++++ Data block ++++

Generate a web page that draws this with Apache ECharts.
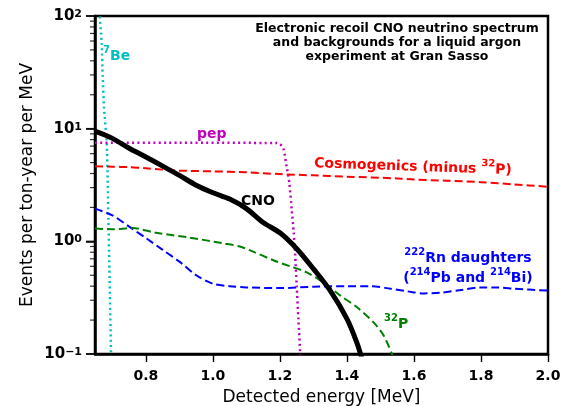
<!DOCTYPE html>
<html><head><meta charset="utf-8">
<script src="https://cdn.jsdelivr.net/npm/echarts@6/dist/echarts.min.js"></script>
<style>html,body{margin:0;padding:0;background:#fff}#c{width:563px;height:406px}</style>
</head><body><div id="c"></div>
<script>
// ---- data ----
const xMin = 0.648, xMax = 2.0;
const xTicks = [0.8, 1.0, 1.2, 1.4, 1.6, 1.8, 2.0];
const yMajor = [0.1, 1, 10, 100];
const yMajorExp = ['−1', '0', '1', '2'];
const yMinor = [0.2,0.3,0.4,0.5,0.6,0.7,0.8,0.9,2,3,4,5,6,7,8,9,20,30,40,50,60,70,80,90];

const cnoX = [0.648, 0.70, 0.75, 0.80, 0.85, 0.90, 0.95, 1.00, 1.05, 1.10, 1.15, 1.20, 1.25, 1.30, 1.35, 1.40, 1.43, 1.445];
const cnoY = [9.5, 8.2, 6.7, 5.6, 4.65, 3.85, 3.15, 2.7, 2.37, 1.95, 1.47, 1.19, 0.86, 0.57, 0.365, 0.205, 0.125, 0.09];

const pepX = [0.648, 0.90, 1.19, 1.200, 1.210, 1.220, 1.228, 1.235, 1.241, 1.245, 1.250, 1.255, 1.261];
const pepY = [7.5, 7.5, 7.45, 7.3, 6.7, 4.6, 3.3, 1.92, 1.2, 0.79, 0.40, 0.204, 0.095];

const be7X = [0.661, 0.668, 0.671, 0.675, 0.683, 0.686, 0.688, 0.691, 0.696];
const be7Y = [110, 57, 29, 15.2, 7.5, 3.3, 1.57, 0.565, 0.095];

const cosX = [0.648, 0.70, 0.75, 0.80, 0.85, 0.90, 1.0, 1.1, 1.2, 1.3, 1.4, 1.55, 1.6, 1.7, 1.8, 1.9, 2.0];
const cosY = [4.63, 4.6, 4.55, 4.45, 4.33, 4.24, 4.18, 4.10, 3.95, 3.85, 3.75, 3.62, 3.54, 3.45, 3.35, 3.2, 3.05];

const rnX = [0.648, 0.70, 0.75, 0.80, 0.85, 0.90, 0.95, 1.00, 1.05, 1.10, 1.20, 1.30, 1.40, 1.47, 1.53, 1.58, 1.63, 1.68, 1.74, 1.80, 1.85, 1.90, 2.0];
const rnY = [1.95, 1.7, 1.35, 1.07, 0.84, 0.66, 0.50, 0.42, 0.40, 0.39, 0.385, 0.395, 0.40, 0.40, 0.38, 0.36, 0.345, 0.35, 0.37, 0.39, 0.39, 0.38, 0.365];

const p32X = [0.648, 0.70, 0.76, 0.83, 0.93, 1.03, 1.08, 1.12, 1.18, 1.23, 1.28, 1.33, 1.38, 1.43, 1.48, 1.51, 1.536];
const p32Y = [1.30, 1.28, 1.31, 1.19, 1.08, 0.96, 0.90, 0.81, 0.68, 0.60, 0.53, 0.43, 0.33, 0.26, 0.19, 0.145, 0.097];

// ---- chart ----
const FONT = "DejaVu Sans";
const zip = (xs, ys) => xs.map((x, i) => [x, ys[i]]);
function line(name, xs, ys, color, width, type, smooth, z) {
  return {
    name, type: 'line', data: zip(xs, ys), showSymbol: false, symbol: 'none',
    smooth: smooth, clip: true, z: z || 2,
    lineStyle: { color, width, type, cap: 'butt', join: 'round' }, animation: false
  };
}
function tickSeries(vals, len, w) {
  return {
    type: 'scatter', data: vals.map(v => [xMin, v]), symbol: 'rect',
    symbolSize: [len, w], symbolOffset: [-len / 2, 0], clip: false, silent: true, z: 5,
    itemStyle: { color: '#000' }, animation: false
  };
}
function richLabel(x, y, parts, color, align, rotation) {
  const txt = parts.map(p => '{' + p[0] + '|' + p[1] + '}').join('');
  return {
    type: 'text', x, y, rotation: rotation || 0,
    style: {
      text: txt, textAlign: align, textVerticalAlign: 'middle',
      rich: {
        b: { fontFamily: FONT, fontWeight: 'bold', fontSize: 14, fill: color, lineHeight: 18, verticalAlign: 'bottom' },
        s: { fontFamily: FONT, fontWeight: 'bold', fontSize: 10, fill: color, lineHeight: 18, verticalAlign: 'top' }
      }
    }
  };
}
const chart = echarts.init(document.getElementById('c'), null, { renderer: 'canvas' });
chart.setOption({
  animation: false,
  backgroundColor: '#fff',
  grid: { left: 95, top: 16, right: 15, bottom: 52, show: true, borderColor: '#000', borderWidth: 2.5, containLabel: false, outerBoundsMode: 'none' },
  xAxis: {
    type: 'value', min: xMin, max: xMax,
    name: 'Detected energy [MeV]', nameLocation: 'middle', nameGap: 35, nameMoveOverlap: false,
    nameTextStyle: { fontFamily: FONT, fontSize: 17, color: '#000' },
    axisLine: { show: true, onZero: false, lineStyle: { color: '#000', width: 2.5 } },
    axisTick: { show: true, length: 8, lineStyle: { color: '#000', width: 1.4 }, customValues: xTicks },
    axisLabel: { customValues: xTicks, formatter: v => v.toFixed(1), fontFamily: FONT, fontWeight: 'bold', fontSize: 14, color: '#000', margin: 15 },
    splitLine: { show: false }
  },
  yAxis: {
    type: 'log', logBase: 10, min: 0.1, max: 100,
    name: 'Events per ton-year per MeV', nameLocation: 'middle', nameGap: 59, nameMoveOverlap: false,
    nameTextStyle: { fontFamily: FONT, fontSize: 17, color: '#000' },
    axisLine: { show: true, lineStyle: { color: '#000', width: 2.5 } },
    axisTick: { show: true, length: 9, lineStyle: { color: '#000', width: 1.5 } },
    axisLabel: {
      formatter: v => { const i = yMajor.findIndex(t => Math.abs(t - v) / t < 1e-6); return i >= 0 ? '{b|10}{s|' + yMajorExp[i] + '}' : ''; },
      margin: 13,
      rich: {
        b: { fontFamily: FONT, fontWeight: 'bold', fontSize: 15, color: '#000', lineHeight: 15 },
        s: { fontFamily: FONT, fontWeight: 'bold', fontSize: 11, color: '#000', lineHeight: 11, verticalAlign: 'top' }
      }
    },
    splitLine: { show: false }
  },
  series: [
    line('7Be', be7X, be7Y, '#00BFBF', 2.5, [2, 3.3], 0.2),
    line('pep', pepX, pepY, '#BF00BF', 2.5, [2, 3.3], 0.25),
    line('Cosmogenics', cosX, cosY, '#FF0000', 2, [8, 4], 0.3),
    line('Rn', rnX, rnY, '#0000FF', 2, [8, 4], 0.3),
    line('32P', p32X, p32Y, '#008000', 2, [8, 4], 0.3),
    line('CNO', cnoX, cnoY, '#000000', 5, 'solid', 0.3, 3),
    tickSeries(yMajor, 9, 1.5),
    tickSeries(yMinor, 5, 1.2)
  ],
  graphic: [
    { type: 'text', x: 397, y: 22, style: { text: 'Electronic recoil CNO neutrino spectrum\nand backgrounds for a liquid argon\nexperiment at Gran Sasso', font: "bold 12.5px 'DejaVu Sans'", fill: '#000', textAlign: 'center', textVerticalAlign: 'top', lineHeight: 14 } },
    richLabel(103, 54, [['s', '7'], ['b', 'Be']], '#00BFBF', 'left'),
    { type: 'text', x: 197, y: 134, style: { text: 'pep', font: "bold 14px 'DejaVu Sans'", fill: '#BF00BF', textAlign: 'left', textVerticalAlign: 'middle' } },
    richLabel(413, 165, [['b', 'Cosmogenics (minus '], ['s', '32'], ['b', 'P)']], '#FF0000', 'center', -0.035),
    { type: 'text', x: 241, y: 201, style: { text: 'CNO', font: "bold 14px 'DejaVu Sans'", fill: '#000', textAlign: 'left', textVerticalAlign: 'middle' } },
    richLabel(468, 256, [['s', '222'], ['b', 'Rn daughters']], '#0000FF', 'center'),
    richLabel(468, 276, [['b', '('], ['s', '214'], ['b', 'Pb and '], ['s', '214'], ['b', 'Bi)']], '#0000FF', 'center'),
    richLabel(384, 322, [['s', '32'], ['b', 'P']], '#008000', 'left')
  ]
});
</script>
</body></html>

++++

Write out, word for word, the lines from the start of the data through the one holding "1.57, 0.565, 0.095];". Omit pictures.

Generate a web page that draws this with Apache ECharts.
<!DOCTYPE html>
<html><head><meta charset="utf-8">
<script src="https://cdn.jsdelivr.net/npm/echarts@6/dist/echarts.min.js"></script>
<style>html,body{margin:0;padding:0;background:#fff}#c{width:563px;height:406px}</style>
</head><body><div id="c"></div>
<script>
// ---- data ----
const xMin = 0.648, xMax = 2.0;
const xTicks = [0.8, 1.0, 1.2, 1.4, 1.6, 1.8, 2.0];
const yMajor = [0.1, 1, 10, 100];
const yMajorExp = ['−1', '0', '1', '2'];
const yMinor = [0.2,0.3,0.4,0.5,0.6,0.7,0.8,0.9,2,3,4,5,6,7,8,9,20,30,40,50,60,70,80,90];

const cnoX = [0.648, 0.70, 0.75, 0.80, 0.85, 0.90, 0.95, 1.00, 1.05, 1.10, 1.15, 1.20, 1.25, 1.30, 1.35, 1.40, 1.43, 1.445];
const cnoY = [9.5, 8.2, 6.7, 5.6, 4.65, 3.85, 3.15, 2.7, 2.37, 1.95, 1.47, 1.19, 0.86, 0.57, 0.365, 0.205, 0.125, 0.09];

const pepX = [0.648, 0.90, 1.19, 1.200, 1.210, 1.220, 1.228, 1.235, 1.241, 1.245, 1.250, 1.255, 1.261];
const pepY = [7.5, 7.5, 7.45, 7.3, 6.7, 4.6, 3.3, 1.92, 1.2, 0.79, 0.40, 0.204, 0.095];

const be7X = [0.661, 0.668, 0.671, 0.675, 0.683, 0.686, 0.688, 0.691, 0.696];
const be7Y = [110, 57, 29, 15.2, 7.5, 3.3, 1.57, 0.565, 0.095];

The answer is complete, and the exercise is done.